Last week the Greek prime minister, Alexis Tsipras, met with Angela Merkel to discuss the looming debt repayments that his country will be unable to meet without urgent funding from its creditors. Greece’s majority left-wing coalition government is on the verge of resorting to ransacking the funds for the country’s pensions and public salaries in order to meet the payments due on 9th April.

Whether Greece should be granted an extension on its payment schedule seems like a question of morals to many, but Germany is looking very hard at the maths.

We often hear of the figures Greece owes the Eurozone. People have asked why, after such enormous financial intervention, the country remains troubled and uncooperative, unwilling to sell off its assets.  Yet, we might care to ask how much of the money was actually received in Greece? How much money went to the poor in Athens? Jubilee Debt Coalition, a London-based group of organisations who campaign for the dismantling of unjust national debt repayments, has revealed troubling figures regarding the Greek bailout sum.

It argues that Greece is well within its right to ask for more lenience from Germany, who will make the ultimate call on extra loans or extensions. The group claims that of the billions the country received in bailout funds since 2010, only a mere 10% of that has found its way into public spending.

In 2010, Greece was in the red just shy of $310bn, lent to the country by reckless bankers and through the ever-deferring financial shuffling of the European finance markets. The ‘troika’ of the IMF, EU Commission and European Central Bank came to the rescue with a €252bn bailout.

However, there were a few matters to be settled before the people of Greece could feel the pinch loosening. Firstly, €34.5bn went straight to softening up the private sector to accept the 2012 debt restructuring. A further €48.2bn was spent bailing out the Greek banks following the restructuring, though even here considerable sums were dealt out to foreign private lenders. Finally a whopping €149.2bn begun the payment of original debts and interest from reckless lenders. Only €20.1bn reached the Greek people.

Today the Greek government remains in debt to the tune of €317bn, substantially more than was owed five years ago. However, now 78% of this debt is owed to the European and international public institutions, the IMF being the most considerable.


It’s a double blow for Greece. The bailout money it seems was never headed for the Greek people but rather to the European financial sector, making sure that the fragile and rusty cogs were kept oiled for just a little longer. The second blow comes in the translocation of the debt from the private sector to the public sector. Before, a few institutions owed money. Now, the whole population does. Does that seem fair?

It may seem conspiratorial, but that would be to forget the genuine sense of responsibility to rebuild and restructure the European financial system in the wake of the 2008 crash. More cynically, one might say it is the inevitable hitch of being locked in a monetary union.

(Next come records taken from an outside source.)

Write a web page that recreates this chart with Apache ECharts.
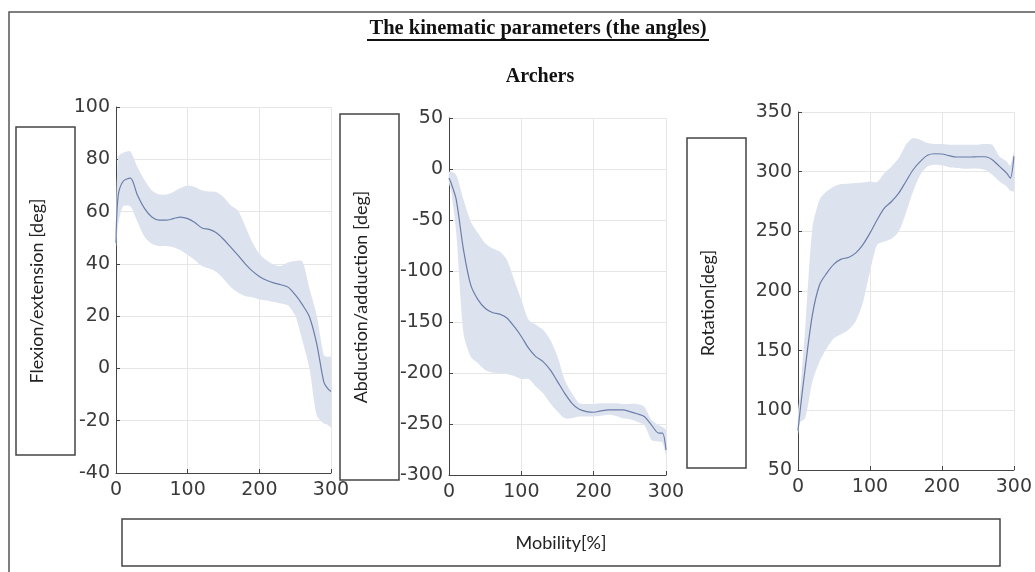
<!DOCTYPE html>
<html>
<head>
<meta charset="utf-8">
<script src="https://cdn.jsdelivr.net/npm/echarts@6/dist/echarts.min.js"></script>
<style>
  html, body { margin: 0; padding: 0; background: #fff; }
  #main { width: 1035px; height: 572px; }
</style>
</head>
<body>
<div id="main"></div>
<script>
var chartDom = document.getElementById('main');
var myChart = echarts.init(chartDom);
var option;

// mobility [%], sampled every 10 (plus the steep ends)
const mobility = [0, 3, 10, 20, 30, 40, 50, 60, 70, 80, 90, 100, 110, 120, 130, 140, 150,
  160, 170, 180, 190, 200, 210, 220, 230, 240, 250, 260, 270, 280, 290, 295, 300];

// flexion / extension [deg]
const flexMean = [48, 66, 71.6, 72.8, 66.2, 61.1, 57.9, 56.7, 56.7, 57.3, 57.9, 57.3, 55.8, 53.7, 53.2, 51.9, 49.4,
  46.4, 43.3, 40.1, 37.3, 35.2, 33.7, 32.7, 32.0, 31.1, 28.2, 24.4, 19.7, 9.5, -5.2, -7.5, -8.8];
const flexUpper = [55, 81, 82.5, 83, 77, 72, 68.1, 66.6, 66.5, 67.5, 69, 70, 69.4, 68.1, 67.7, 67.5, 65.6,
  62.4, 60.5, 54.7, 48.4, 43.9, 41.4, 39.7, 39.2, 40.5, 41.1, 41, 30.5, 20.3, 5, 4.4, 4.4];
const flexLower = [46, 55, 62, 62, 56, 50.3, 47.7, 46.8, 46.8, 46.4, 45.2, 43.5, 41.4, 39.2, 38.2, 36.9, 34.3,
  31.1, 29.0, 27.7, 27.2, 26.4, 26, 25.4, 24.8, 24.1, 20.3, 10.7, -0.1, -17.9, -21.1, -21.5, -22.4];

// abduction / adduction [deg]
const abdMean = [-8.9, -14, -30, -79, -113.6, -128, -136.5, -140.7, -142.3, -146, -154.4, -164.2, -175.7, -183.9, -188.8, -197, -208.4,
  -219.9, -229.7, -235.6, -237.8, -238.5, -237.2, -236.2, -236.2, -236.2, -237.8, -240, -242.7, -251, -259, -259, -275.5];
const abdUpper = [-3, -2.5, -5.6, -30, -51.4, -62.8, -72.7, -77.6, -81, -89, -108.6, -128.3, -147.9, -152.8, -157.7, -167.5, -183.9,
  -206.8, -219.9, -229.7, -230.3, -230.3, -229.7, -229.7, -229.7, -230.3, -230.3, -230.3, -233, -246, -251, -253, -256];
const abdLower = [-13.8, -22, -62.8, -161, -184, -190.4, -197, -199.6, -200.2, -200.9, -202.9, -206, -206, -213.3, -219.9, -229.7, -237.8,
  -244.4, -244.4, -242.7, -242.7, -242.7, -242, -241, -242, -244.4, -245.4, -247.7, -251, -265.7, -267.3, -268, -280];

// rotation [deg]
const rotMean = [83, 100, 135.3, 180, 205.2, 215, 222.5, 226.7, 228.1, 231.7, 238.7, 248.5, 259.7, 269.5, 275, 282, 291.8,
  301.6, 308.6, 313.7, 315, 314.8, 313.4, 312.3, 312.3, 312.3, 312.5, 312.5, 310, 304.4, 298.8, 294.6, 312.8];
const rotUpper = [99, 115, 169, 252.7, 276.5, 283.5, 287.6, 289.6, 289.9, 290.4, 291, 291.8, 291.3, 298.8, 304.4, 311.4, 322.6,
  328.2, 326.8, 324, 323.2, 323.2, 322.6, 322.6, 322.6, 322.6, 322.6, 323.2, 322.6, 312.8, 308.6, 305, 316];
const rotLower = [80, 90, 93.3, 124.1, 140.9, 152, 160.4, 163.8, 167.4, 174.4, 189.8, 216.4, 238.7, 241.5, 243.8, 249.9, 265.3,
  283.5, 297.4, 304.4, 305.8, 305.3, 303.6, 303, 302.5, 302.5, 302.5, 301.6, 297.4, 291.8, 287.6, 284, 283.5];

const panels = [
  { mean: flexMean, upper: flexUpper, lower: flexLower, min: -40, max: 100, interval: 20,
    grid: { left: 116, top: 107, width: 215, height: 366 } },
  { mean: abdMean, upper: abdUpper, lower: abdLower, min: -300, max: 50, interval: 50,
    grid: { left: 449, top: 118, width: 217, height: 357 } },
  { mean: rotMean, upper: rotUpper, lower: rotLower, min: 50, max: 350, interval: 50,
    grid: { left: 798, top: 112, width: 218, height: 358 } }
];

const tickFont = { fontFamily: '"DejaVu Sans", sans-serif', fontSize: 19, color: '#3a3a3a' };
const bandColor = '#dde3ee';
const lineColor = '#6b7ea9';

function pairs(ys) {
  return mobility.map(function (x, i) { return [x, ys[i]]; });
}

// shaded band between lower and upper, drawn as one polygon through the axis scales
function bandRenderer(p) {
  return function (params, api) {
    if (params.dataIndex !== 0) return;
    const pts = [];
    mobility.forEach(function (x, i) { pts.push(api.coord([x, p.upper[i]])); });
    for (let i = mobility.length - 1; i >= 0; i--) pts.push(api.coord([mobility[i], p.lower[i]]));
    return {
      type: 'polygon',
      shape: { points: pts, smooth: 0.25 },
      style: { fill: bandColor, stroke: null }
    };
  };
}

const grids = [], xAxes = [], yAxes = [], series = [];
panels.forEach(function (p, k) {
  grids.push(p.grid);
  xAxes.push({
    type: 'value', gridIndex: k, min: 0, max: 300, interval: 100,
    axisLine: { onZero: false, lineStyle: { color: '#444', width: 1 } },
    axisTick: { inside: true, length: 4, lineStyle: { color: '#444' } },
    axisLabel: Object.assign({ margin: 8 }, tickFont),
    splitLine: { show: true, lineStyle: { color: '#e6e6e6', width: 1 } }
  });
  yAxes.push({
    type: 'value', gridIndex: k, min: p.min, max: p.max, interval: p.interval,
    axisLine: { show: true, onZero: false, lineStyle: { color: '#444', width: 1 } },
    axisTick: { show: true, inside: true, length: 4, lineStyle: { color: '#444' } },
    axisLabel: Object.assign({ margin: 6 }, tickFont),
    splitLine: { show: true, lineStyle: { color: '#e6e6e6', width: 1 } }
  });
  series.push({
    type: 'custom', xAxisIndex: k, yAxisIndex: k,
    data: mobility.map(function (x, i) { return [x, p.lower[i], p.upper[i]]; }),
    encode: { x: 0, y: [1, 2] },
    renderItem: bandRenderer(p), silent: true, z: 1
  });
  series.push({
    type: 'line', xAxisIndex: k, yAxisIndex: k, data: pairs(p.mean),
    symbol: 'none', smooth: 0.3, z: 2,
    lineStyle: { color: lineColor, width: 1.2 }
  });
});

function labelBox(x, y, w, h, text) {
  return [
    { type: 'rect', shape: { x: x, y: y, width: w, height: h },
      style: { fill: '#fff', stroke: '#444', lineWidth: 1.5 }, z: 1 },
    { type: 'text', x: x + 21, y: y + h / 2, rotation: Math.PI / 2,
      style: { text: text, font: '18px Lato, "Open Sans", sans-serif', fill: '#222',
        textAlign: 'center', textVerticalAlign: 'middle' }, z: 2 }
  ];
}

option = {
  animation: false,
  backgroundColor: '#fff',
  grid: grids,
  xAxis: xAxes,
  yAxis: yAxes,
  series: series,
  graphic: [
    { type: 'polyline', shape: { points: [[9, 572], [9, 12], [1035, 12]] },
      style: { stroke: '#555', lineWidth: 1.5, fill: null } },
    { type: 'text', x: 538, y: 29,
      style: { text: 'The kinematic parameters (the angles)', font: 'bold 20.5px "Liberation Serif", serif',
        fill: '#111', textAlign: 'center', textVerticalAlign: 'middle' } },
    { type: 'line', shape: { x1: 367, y1: 40, x2: 709, y2: 40 }, style: { stroke: '#111', lineWidth: 1.8 } },
    { type: 'text', x: 540, y: 77,
      style: { text: 'Archers', font: 'bold 20px "Liberation Serif", serif',
        fill: '#111', textAlign: 'center', textVerticalAlign: 'middle' } }
  ].concat(
    labelBox(16, 127, 59, 328, 'Flexion/extension [deg]'),
    labelBox(340, 114, 59, 366, 'Abduction/adduction [deg]'),
    labelBox(687, 138, 59, 330, 'Rotation[deg]'),
    [
      { type: 'rect', shape: { x: 122, y: 519, width: 878, height: 47 },
        style: { fill: '#fff', stroke: '#444', lineWidth: 1.5 } },
      { type: 'text', x: 561, y: 543,
        style: { text: 'Mobility[%]', font: '18px Lato, "Open Sans", sans-serif', fill: '#222',
          textAlign: 'center', textVerticalAlign: 'middle' } }
    ]
  )
};

option && myChart.setOption(option);
</script>
</body>
</html>
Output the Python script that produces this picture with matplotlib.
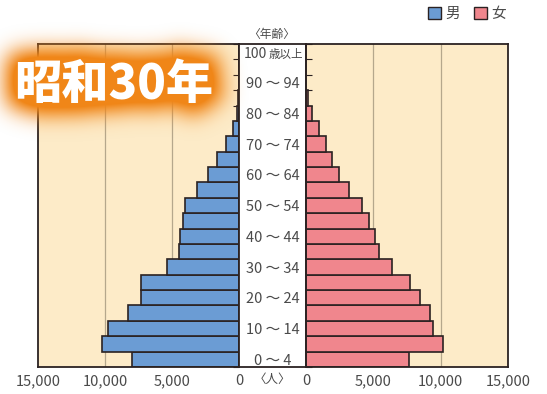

All the players want, and need, this to work. Yet the unprecedented nature of the scale of the debt has resulted in ample room for human error. The ignorance involved at a political level from all sides is extraordinary, but, as always, it is the people who will pay. The Germans didn’t know that when money was being lent to Greece they were responsible. Alternativ für Deutschland, Germany’s conservative Eurosceptic party, has brought up the issue that every tax payer in Germany is on the hook if the loans aren’t repaid.

If Greece defaults, the German government, as the biggest contributor to the bailout, will have to face a hefty 27% share of that loss. The pain of which will be felt by the German people.